# Hat Creek Hustle (I got to ride in Cali!!)



## QOS (Dec 8, 2008)

OMG Dawn that is just fantastic!!!!! Love the pictures and congratulations on the 100 miles and for helping the greenies. I am hoping to attempt a ride again next year!!!!!


----------



## SunnyK01 (Mar 15, 2010)

That looks like such a great time! Phantomhorse, your photos and posts always make me so glad that I am getting started in this sport. You make it seem so enjoyable! I hope someday to be as proficient at this as you obviously are


----------



## AnitaAnne (Oct 31, 2010)

Awsome ride again Dawn! The land sure is different from here, looks like a lot of the trail was flat, is that just maybe what you filmed? 

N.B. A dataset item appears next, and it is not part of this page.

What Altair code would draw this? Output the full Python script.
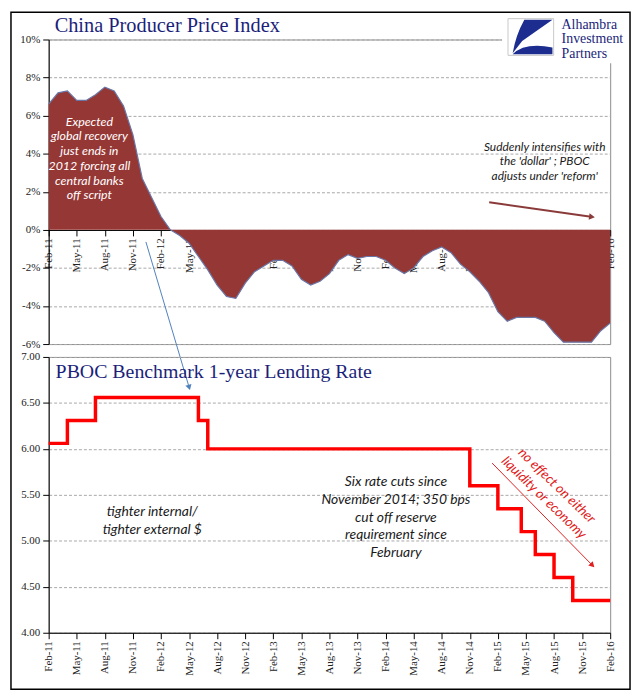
import math
import altair as alt
import pandas as pd

# ---------------- data ----------------
tick_labels = ["Feb-11", "May-11", "Aug-11", "Nov-11", "Feb-12", "May-12", "Aug-12",
               "Nov-12", "Feb-13", "May-13", "Aug-13", "Nov-13", "Feb-14", "May-14",
               "Aug-14", "Nov-14", "Feb-15", "May-15", "Aug-15", "Nov-15", "Feb-16"]

# China PPI, % y/y, one value per month from Feb-11 to Feb-16
ppi = [6.6, 7.2, 7.3, 6.8, 6.8, 7.1, 7.5, 7.3, 6.5, 5.0, 2.7, 1.7,
       0.7, 0.0, -0.3, -0.7, -1.4, -2.1, -2.9, -3.5, -3.6, -2.8, -2.2, -1.9,
       -1.6, -1.6, -1.9, -2.6, -2.9, -2.7, -2.3, -1.6, -1.3, -1.5, -1.4, -1.4,
       -1.6, -2.0, -2.3, -2.0, -1.4, -1.1, -0.9, -1.2, -1.8, -2.2, -2.7, -3.3,
       -4.3, -4.8, -4.6, -4.6, -4.6, -4.8, -5.4, -5.9, -5.9, -5.9, -5.9, -5.3, -4.9]

# PBOC 1-year lending rate: month index (0 = Feb-11) where a new level starts
rate_month = [0, 2, 5, 16, 17, 45, 48, 50.5, 52, 54, 56, 60]
rate_level = [6.06, 6.31, 6.56, 6.31, 6.00, 5.60, 5.35, 5.10, 4.85, 4.60, 4.35, 4.35]

ppi_ticks = [-6, -4, -2, 0, 2, 4, 6, 8, 10]
rate_ticks = [4.0, 4.5, 5.0, 5.5, 6.0, 6.5, 7.0]

# ---------------- layout ----------------
W = 566
H1 = 307
H2 = 278
NAVY = "#1B1F7A"
SERIF = "Liberation Serif"
NOTE = "Lato"

ppi_df = pd.DataFrame({"m": list(range(len(ppi))), "v": ppi})
rate_df = pd.DataFrame({"m": rate_month, "r": rate_level})
one = pd.DataFrame({"k": [0]})
base = alt.Chart(one)

label_js = "[" + ",".join("'%s'" % t for t in tick_labels) + "][round(datum.value/3)]"
month_ticks = list(range(0, 61, 3))


def xaxis(offset=0):
    return alt.Axis(values=month_ticks, labelExpr=label_js, labelAngle=-90,
                    labelOverlap=False, labelFlush=False, grid=False,
                    offset=offset, title=None, labelPadding=2)


def text_layer(lines, x, y, **kw):
    return base.mark_text(text=lines, **kw).encode(x=alt.value(x), y=alt.value(y))


def arrow(x1, y1, x2, y2, color, width, head):
    dx, dy = x2 - x1, y2 - y1
    L = math.hypot(dx, dy)
    ux, uy = dx / L, dy / L
    back = math.sqrt(head) * 0.35
    cx, cy = x2 - ux * back, y2 - uy * back
    ang = math.degrees(math.atan2(dx, -dy)) % 360
    line = base.mark_rule(color=color, strokeWidth=width).encode(
        x=alt.value(x1), y=alt.value(y1), x2=alt.value(cx), y2=alt.value(cy))
    tip = base.mark_point(shape="triangle", filled=True, color=color, size=head,
                          angle=ang, opacity=1).encode(x=alt.value(cx), y=alt.value(cy))
    return line + tip


# ---------------- top panel: PPI ----------------
x_top = alt.X("m:Q", scale=alt.Scale(domain=[0, 60], nice=False, zero=False),
              axis=xaxis(offset=-round(H1 * 6 / 16)))
y_top = alt.Y("v:Q", scale=alt.Scale(domain=[-6, 10], nice=False),
              axis=alt.Axis(values=ppi_ticks, labelExpr="datum.value + '%'", title=None,
                            grid=True, labelPadding=3))

area = alt.Chart(ppi_df).mark_area(
    color="#953735", opacity=1,
    line={"color": "#6A76A6", "strokeWidth": 1.2}
).encode(x=x_top, y=y_top, y2=alt.datum(0))

logo_bg = base.mark_rect(color="white", opacity=1).encode(
    x=alt.value(457), x2=alt.value(584), y=alt.value(-27), y2=alt.value(24))
logo_box = base.mark_rect(fillOpacity=0, stroke="#C8C8C8", strokeWidth=1).encode(
    x=alt.value(463), x2=alt.value(509), y=alt.value(-21), y2=alt.value(16))
logo_path = ("M -0.3 -0.8 L 1 -0.8 L -0.4 0.19 L -0.84 0.75 Q -0.7 -0.08 -0.3 -0.8 Z "
             "M -0.84 0.8 Q -0.3 0.24 1 0.48 L 1 0.8 Z")
logo_sym = base.mark_point(shape=logo_path, filled=True, color="#1C2D8F", size=1900,
                           opacity=1).encode(x=alt.value(486), y=alt.value(-2.5))
logo_txt = text_layer(["Alhambra", "Investment", "Partners"], 517, -15,
                      font=SERIF, fontSize=14, color=NAVY, align="left",
                      baseline="middle", lineHeight=15)

title1 = text_layer("China Producer Price Index", 6, -7.5, font=SERIF, fontSize=20.5,
                    color=NAVY, align="left", baseline="alphabetic")

note1 = text_layer(["Expected", "global recovery", "just ends in", "2012 forcing all",
                    "central banks", "off script"], 41, 83, font=NOTE, fontStyle="italic",
                   fontSize=12.5, color="white", align="center", baseline="middle",
                   lineHeight=14.8)
note2 = text_layer(["Suddenly intensifies with", "the 'dollar' ; PBOC",
                    "adjusts under 'reform'"], 500, 108, font=NOTE, fontStyle="italic",
                   fontSize=12, color="#1A1A1A", align="center", baseline="middle",
                   lineHeight=15)

arr1 = arrow(444, 164, 549, 179, "#8B3A3A", 2, 45)
arr_blue = arrow(98, 204, 142, 352, "#4F81BD", 1, 40)

frame = base.mark_rect(fillOpacity=0, stroke="black", strokeWidth=1.5).encode(
    x=alt.value(-38), x2=alt.value(586), y=alt.value(-27.5), y2=alt.value(655))

top = alt.layer(area, note1, note2, arr1, logo_bg, logo_box, logo_sym, logo_txt,
                title1, arr_blue, frame).properties(width=W, height=H1)

# ---------------- bottom panel: lending rate ----------------
x_bot = alt.X("m:Q", scale=alt.Scale(domain=[0, 60], nice=False, zero=False),
              axis=xaxis())
y_bot = alt.Y("r:Q", scale=alt.Scale(domain=[4, 7], nice=False, zero=False),
              axis=alt.Axis(values=rate_ticks, format=".2f", title=None, grid=True,
                            labelPadding=3))

step = alt.Chart(rate_df).mark_line(interpolate="step-after", color="#FF0000",
                                    strokeWidth=3.5).encode(x=x_bot, y=y_bot)

title2 = text_layer("PBOC Benchmark 1-year Lending Rate", 7, 21, font=SERIF,
                    fontSize=20, color=NAVY, align="left", baseline="alphabetic")
note3 = text_layer(["tighter internal/", "tighter external $"], 104.5, 156, font=NOTE,
                   fontStyle="italic", fontSize=14, color="#1A1A1A", align="center",
                   baseline="middle", lineHeight=18)
note4 = text_layer(["Six rate cuts since", "November 2014; 350 bps", "cut off reserve",
                    "requirement since", "February"], 350, 126, font=NOTE,
                   fontStyle="italic", fontSize=14, color="#1A1A1A", align="center",
                   baseline="middle", lineHeight=18)
note5a = text_layer("no effect on either", 512, 130, font=NOTE, fontStyle="italic",
                    fontSize=13.5, color="#E02020", align="center", baseline="middle",
                    angle=44)
note5b = text_layer("liquidity or economy", 499, 142, font=NOTE, fontStyle="italic",
                    fontSize=13.5, color="#E02020", align="center", baseline="middle",
                    angle=44)
arr_red = arrow(447, 107, 549, 211, "#E02020", 1, 40)

bottom = alt.layer(step, title2, note3, note4, note5a, note5b, arr_red).properties(
    width=W, height=H2)

chart = alt.vconcat(top, bottom, spacing=13, bounds="flush").properties(
    padding={"left": 1, "top": 0, "right": 1, "bottom": 1}
).configure_view(
    stroke="#8C8C8C", strokeWidth=1
).configure_axis(
    labelFont=SERIF, labelFontSize=11, labelColor="#222222",
    domainColor="#000000", domainWidth=1, tickColor="#000000", tickSize=6,
    gridColor="#A8A8A8", gridDash=[3, 2], gridWidth=1
)

chart.save("out.html", embed_options={"renderer": "svg", "actions": False})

i love going on these rides with you, I watch them over & over because it is just so peaceful and looks like such fun! 

Thanks for sharing


----------



## Celeste (Jul 3, 2011)

Wow! Dawn, you are my hero.


----------



## kait18 (Oct 11, 2011)

i am officially jealous!!! lol  that is awesome congrats on the 100 and with the greenies


----------



## cowgirl928 (Feb 4, 2012)

I envy you ....... but congrats! it looks like it was a beautiful ride! next you should come up to ND and do some badlands or killdeer mountain riding :wink: Trust me, you and your darling horse would have a lot of fun


----------



## PurpleMonkeyWrench (Jun 12, 2012)

Excellent photos, but wasn't it a tad hot lol


----------



## crimsonsky (Feb 18, 2011)

one day i will ride with you!!!


----------



## phantomhorse13 (Feb 18, 2011)

PurpleMonkeyWrench said:


> Excellent photos, but wasn't it a tad hot lol


It was def hot the day we left (103), but in the mountains it stayed in the upper 80s/low 90s with low humidity, so didn't feel that bad. The sun itself was hot though, so huge difference between shaded and not.

Then I got to come home to 99 and humid as hell. Blech!!


----------



## PurpleMonkeyWrench (Jun 12, 2012)

phantomhorse13 said:


> It was def hot the day we left (103), but in the mountains it stayed in the upper 80s/low 90s with low humidity, so didn't feel that bad. The sun itself was hot though, so huge difference between shaded and not.
> 
> Then I got to come home to 99 and humid as hell. Blech!!


LOL I hate humidity!!! I used to live in it as well. I think I prefer the oven compared to a sauna lol :lol:


----------